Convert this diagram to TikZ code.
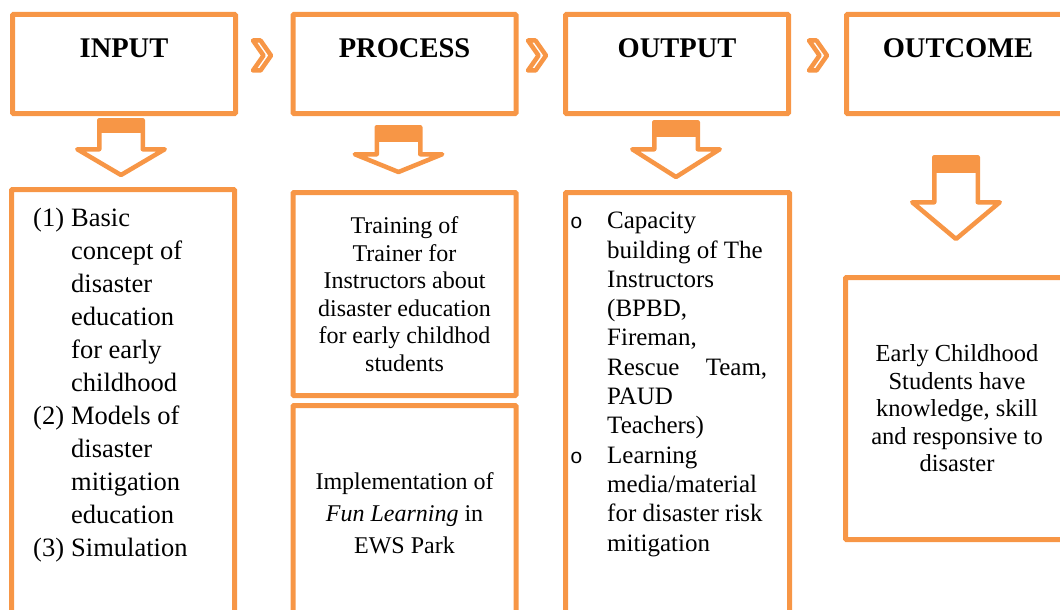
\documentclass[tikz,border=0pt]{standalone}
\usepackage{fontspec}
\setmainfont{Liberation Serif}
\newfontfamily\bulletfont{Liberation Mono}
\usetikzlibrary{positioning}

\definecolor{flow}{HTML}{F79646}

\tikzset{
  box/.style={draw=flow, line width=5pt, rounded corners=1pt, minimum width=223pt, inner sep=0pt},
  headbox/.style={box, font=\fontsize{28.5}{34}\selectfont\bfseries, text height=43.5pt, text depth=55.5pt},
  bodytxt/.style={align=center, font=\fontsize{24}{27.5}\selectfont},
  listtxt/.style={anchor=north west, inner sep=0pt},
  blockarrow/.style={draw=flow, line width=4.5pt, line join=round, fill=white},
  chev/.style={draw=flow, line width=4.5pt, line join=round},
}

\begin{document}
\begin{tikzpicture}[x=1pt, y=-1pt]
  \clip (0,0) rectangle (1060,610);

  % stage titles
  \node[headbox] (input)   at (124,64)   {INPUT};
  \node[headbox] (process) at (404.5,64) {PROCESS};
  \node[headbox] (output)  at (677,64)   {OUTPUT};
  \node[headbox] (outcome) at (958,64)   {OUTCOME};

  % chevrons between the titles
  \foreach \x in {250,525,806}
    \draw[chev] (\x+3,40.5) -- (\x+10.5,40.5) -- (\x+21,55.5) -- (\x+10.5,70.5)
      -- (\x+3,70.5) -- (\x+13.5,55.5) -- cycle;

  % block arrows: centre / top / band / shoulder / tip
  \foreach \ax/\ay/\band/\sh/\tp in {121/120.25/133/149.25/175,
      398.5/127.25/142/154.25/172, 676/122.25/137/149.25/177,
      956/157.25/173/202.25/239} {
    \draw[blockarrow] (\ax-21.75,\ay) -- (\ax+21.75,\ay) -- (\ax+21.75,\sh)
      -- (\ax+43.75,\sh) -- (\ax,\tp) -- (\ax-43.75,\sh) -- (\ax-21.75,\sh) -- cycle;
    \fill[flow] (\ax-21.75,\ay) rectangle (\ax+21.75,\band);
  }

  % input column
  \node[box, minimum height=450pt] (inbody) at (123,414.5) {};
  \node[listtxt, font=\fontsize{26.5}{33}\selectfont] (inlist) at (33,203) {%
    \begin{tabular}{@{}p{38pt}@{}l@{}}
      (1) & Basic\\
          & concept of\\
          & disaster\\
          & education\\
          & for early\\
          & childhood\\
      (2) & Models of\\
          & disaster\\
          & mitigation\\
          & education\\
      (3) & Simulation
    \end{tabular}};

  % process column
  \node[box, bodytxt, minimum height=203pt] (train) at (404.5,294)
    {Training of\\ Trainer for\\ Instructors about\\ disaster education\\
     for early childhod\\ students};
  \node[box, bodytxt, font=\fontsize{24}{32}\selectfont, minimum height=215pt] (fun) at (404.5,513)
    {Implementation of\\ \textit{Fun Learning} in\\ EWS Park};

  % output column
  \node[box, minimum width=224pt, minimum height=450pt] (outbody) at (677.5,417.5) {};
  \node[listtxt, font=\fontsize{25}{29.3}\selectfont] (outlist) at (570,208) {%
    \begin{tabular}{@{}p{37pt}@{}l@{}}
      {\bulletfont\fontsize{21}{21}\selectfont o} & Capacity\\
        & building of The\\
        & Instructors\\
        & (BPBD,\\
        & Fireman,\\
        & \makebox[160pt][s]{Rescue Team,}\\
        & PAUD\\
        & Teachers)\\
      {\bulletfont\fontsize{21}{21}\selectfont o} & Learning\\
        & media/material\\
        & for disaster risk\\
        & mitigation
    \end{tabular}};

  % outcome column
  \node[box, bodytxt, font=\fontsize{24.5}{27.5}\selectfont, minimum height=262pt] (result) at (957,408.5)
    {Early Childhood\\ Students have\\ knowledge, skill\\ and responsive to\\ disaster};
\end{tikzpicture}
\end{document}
◇ ◇ ◇ ◇ ◇ ◇ ◇
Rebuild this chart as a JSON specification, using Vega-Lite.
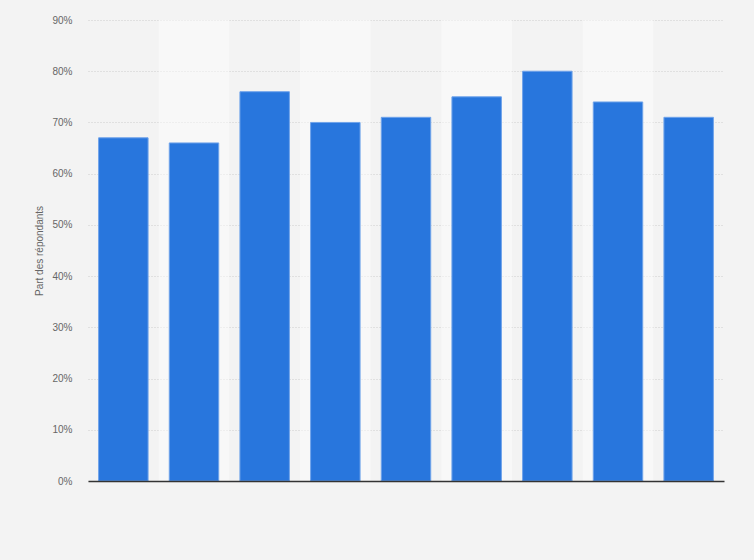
◇ ◇ ◇ ◇ ◇ ◇ ◇
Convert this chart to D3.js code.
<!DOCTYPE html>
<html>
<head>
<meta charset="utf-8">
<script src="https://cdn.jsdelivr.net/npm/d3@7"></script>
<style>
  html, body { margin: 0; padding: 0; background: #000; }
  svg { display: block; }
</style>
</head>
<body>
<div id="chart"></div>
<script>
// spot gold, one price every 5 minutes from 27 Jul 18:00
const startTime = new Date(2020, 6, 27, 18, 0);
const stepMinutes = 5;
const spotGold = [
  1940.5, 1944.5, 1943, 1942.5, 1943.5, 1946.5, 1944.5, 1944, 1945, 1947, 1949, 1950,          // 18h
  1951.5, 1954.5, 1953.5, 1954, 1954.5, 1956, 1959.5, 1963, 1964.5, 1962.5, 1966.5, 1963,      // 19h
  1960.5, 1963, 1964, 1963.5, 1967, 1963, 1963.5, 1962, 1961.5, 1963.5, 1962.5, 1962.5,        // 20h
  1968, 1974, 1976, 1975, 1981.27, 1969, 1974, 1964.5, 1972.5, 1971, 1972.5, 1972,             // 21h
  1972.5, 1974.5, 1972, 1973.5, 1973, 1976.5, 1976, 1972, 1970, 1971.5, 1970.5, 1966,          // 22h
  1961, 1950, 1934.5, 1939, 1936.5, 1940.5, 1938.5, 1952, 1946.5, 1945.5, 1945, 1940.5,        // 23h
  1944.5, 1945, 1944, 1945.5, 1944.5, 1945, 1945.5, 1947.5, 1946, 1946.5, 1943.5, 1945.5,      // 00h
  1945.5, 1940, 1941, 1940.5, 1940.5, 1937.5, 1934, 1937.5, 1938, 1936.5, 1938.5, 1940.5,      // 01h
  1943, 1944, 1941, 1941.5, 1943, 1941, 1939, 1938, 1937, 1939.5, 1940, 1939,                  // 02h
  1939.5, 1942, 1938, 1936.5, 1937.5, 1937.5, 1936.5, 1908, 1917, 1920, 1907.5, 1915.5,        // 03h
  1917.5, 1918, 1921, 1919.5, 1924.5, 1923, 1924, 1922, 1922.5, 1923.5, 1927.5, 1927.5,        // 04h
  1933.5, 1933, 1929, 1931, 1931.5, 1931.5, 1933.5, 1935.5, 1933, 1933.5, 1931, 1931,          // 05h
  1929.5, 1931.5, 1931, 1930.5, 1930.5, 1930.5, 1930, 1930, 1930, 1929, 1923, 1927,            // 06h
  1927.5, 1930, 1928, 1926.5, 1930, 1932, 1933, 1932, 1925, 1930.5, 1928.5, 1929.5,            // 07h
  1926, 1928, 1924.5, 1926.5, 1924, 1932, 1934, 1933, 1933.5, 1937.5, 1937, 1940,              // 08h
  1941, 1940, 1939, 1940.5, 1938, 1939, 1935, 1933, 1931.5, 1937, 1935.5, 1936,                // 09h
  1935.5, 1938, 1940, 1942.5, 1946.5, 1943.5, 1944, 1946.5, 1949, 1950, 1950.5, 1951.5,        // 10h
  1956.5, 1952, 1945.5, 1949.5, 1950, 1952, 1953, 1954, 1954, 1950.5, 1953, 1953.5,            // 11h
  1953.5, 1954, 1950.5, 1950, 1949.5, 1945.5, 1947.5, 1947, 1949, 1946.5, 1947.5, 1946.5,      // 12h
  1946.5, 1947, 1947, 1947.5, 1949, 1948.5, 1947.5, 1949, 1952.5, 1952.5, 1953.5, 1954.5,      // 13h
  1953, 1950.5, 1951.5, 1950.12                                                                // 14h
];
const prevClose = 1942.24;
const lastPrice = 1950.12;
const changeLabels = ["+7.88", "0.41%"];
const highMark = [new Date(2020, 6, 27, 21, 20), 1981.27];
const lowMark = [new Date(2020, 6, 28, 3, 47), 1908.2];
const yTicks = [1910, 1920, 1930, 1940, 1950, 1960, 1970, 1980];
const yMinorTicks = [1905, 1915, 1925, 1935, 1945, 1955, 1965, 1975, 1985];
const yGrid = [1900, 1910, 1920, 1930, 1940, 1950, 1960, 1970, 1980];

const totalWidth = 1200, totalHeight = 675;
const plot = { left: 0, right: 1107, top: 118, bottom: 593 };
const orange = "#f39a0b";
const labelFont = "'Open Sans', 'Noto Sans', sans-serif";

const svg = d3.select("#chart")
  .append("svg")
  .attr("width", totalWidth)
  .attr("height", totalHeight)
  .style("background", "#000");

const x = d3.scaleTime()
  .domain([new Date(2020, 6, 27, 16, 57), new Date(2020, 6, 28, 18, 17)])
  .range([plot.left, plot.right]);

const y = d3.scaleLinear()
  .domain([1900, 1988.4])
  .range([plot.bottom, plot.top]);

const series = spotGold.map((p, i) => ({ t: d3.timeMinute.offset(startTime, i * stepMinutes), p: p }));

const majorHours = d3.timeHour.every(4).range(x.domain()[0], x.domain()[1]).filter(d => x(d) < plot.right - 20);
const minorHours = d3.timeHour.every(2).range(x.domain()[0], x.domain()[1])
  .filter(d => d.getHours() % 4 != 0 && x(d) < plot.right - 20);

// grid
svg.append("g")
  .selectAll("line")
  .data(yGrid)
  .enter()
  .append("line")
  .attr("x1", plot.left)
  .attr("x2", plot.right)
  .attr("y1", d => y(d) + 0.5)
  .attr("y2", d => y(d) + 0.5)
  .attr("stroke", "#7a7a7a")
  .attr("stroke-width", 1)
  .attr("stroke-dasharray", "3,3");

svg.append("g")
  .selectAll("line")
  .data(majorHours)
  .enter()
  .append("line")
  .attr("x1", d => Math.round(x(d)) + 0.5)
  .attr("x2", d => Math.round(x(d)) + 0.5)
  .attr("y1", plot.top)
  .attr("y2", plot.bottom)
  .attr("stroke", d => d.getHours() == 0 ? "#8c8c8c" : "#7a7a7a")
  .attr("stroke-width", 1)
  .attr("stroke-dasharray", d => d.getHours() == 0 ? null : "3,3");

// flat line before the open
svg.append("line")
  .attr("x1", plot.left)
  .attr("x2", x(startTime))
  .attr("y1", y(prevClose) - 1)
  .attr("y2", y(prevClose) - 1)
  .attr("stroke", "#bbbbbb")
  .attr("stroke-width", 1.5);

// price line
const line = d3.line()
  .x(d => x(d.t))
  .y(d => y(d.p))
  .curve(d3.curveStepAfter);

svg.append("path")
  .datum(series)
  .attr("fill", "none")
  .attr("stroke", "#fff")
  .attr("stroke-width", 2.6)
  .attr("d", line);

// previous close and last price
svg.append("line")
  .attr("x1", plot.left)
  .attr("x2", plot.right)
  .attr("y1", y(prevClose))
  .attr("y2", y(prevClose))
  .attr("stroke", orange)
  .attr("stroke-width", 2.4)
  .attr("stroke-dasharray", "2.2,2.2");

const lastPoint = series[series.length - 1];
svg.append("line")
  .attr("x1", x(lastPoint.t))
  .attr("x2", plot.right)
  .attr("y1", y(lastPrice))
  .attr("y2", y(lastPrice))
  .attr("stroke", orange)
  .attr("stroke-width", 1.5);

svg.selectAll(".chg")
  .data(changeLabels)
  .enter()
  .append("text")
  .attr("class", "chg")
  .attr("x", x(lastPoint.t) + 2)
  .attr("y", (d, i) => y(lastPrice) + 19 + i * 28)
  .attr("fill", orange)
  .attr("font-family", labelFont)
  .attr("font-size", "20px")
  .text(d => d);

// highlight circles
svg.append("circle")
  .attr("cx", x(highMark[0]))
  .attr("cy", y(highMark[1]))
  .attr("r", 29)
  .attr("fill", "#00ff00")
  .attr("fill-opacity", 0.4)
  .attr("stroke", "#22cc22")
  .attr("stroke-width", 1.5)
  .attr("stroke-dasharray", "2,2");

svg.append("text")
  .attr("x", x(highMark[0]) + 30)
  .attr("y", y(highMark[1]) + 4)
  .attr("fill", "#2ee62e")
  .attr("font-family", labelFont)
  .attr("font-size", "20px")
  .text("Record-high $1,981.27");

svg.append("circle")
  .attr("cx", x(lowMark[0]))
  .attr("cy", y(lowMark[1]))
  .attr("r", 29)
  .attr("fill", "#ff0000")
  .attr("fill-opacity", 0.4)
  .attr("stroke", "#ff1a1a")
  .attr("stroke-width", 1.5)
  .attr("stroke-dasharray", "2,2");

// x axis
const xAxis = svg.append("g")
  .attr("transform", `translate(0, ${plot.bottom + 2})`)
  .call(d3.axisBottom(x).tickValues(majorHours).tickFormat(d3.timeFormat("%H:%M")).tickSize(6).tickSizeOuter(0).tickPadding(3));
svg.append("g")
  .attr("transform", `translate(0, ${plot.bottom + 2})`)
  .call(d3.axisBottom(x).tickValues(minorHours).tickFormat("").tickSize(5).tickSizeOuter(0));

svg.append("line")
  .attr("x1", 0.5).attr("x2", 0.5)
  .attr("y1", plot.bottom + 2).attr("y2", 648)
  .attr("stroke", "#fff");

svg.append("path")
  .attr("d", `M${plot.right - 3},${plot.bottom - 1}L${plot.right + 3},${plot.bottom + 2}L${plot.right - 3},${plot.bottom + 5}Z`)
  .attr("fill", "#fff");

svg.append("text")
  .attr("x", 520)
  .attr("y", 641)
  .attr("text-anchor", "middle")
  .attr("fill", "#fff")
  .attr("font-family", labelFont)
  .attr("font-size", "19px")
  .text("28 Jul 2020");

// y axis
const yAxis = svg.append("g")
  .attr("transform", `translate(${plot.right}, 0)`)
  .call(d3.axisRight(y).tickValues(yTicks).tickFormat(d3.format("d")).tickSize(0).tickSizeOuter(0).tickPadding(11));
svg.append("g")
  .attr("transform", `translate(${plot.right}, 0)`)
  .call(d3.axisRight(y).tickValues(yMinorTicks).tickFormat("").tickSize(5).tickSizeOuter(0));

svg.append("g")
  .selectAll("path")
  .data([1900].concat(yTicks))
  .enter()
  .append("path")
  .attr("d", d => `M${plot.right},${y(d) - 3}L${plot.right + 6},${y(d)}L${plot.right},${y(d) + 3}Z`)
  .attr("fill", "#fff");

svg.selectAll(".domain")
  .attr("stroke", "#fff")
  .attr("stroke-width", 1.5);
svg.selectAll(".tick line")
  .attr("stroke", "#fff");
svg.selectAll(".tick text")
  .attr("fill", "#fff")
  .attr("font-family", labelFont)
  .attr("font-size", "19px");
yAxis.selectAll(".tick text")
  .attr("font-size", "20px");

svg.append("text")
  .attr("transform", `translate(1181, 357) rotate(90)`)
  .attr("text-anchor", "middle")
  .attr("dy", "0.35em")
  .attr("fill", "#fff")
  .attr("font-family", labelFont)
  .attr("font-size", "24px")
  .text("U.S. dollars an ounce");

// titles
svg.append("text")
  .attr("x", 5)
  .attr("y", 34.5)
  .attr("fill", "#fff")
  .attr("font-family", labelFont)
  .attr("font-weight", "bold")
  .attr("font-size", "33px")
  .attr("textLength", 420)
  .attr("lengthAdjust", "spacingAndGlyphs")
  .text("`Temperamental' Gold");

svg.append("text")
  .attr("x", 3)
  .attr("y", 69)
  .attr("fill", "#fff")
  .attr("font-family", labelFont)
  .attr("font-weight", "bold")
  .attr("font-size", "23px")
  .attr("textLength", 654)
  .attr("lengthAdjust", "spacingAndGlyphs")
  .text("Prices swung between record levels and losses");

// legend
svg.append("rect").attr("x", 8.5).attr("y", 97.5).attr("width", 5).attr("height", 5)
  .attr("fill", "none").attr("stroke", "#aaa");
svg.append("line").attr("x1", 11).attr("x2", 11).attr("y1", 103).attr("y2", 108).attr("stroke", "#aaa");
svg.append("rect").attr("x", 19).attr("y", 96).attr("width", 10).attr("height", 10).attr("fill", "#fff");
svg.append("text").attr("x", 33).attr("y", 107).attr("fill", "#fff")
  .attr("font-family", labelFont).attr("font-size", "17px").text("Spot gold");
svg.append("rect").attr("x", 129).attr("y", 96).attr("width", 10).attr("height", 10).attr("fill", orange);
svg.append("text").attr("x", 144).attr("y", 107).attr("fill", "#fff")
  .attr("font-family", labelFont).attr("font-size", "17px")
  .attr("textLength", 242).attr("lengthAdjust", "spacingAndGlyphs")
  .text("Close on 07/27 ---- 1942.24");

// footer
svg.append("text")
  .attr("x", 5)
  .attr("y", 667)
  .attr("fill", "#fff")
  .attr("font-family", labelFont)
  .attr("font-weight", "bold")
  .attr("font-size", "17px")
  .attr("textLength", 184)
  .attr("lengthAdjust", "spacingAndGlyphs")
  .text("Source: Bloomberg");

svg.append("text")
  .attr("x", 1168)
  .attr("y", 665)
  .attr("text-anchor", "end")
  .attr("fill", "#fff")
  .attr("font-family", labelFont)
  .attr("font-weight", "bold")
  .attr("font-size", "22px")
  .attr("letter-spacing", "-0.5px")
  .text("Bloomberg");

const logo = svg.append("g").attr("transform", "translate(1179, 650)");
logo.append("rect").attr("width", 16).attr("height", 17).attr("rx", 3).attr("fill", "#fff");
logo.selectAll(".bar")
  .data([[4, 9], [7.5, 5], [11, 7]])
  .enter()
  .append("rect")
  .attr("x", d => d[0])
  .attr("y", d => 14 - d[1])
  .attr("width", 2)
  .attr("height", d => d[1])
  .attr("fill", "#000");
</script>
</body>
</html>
◇ ◇ ◇ ◇ ◇ ◇ ◇
Determine the number of lines in these entries that contain the word "Convert", and write only that number.

2